C'est carré
30 min
LE VOLCAN DE BERCY
Lui s’appelle Olivier Devictor, c’est un homme comme un autre, peut-être plus passionné que la moyenne par le judo, sinon il ne serait pas là, assis sur son siège, à regarder une compétition dont sa fille a été éliminée au premier tour, alors qu’il a des vignes qui l'attendent. Il est viticulteur dans le Var. Mais l’Accor Hotel Arena est chauffée, alors que dehors, à Paris, la température frôle le zéro, les hot-dogs de la buvette tapissent son estomac, et le spectacle est bon en tribunes. C’est, au fond, tout ce qu’on attend d’un jour de Paris Grand Slam 2025 ou “Bercy”, comme on l’appelle, connu dans le circuit mondial pour le feu de son public: surinvesti, suractif, surchauffé.

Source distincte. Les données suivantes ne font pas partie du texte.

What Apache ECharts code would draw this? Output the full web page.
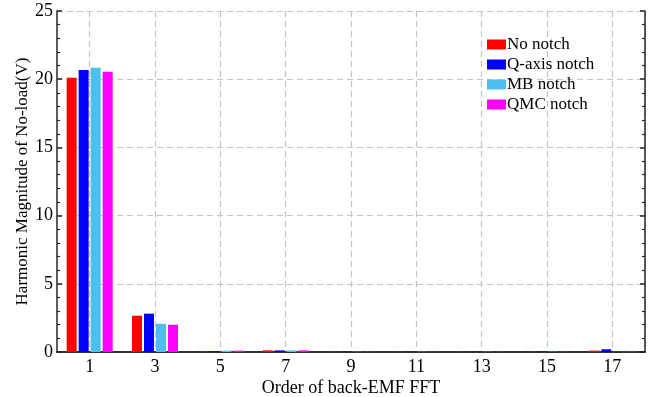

18 000 spectateurs à fleur de peau qui hurlent à la première prise de manche, éructent aux yukos, explosent aux ippons. Les judokas étrangers redoutent ce rendez-vous comme on descend pieds nus dans le cratère d’un volcan, avec ces tribunes à la verticale, parce que ça va faire mal, que ça va brûler. Certains français sont transcendés, d’autres ploient sous la pression, ça n’est pas fait pour tout le monde.
LES GROSSES TETES
La fille d’Olivier, Chloé Devictor, a perdu au premier tour. Tirage pas facile, la japonaise Mida Adachi, 36e mondiale, sur le tapis 4, carton rouge au golden score, “hansoku make”. En rentrant sur le tatami, elle a été submergée par une vague d’encouragements, comme quelque chose de très chaud qui vous fait vous tenir plus droit. Pendant le combat, elle “entendai(t) des tambours, un mégaphone” qui l’encourageaient, elle ne “savai(t) pas d’où ça venait”.
Olivier, lui, vivait au même moment un épisode de diplopie binoculaire, ou, pour le dire comme ça lui vient :
J’ai eu l’impression de voir double. Il y avait ma fille sur le tapis et, en même temps, elle était dans les tribunes.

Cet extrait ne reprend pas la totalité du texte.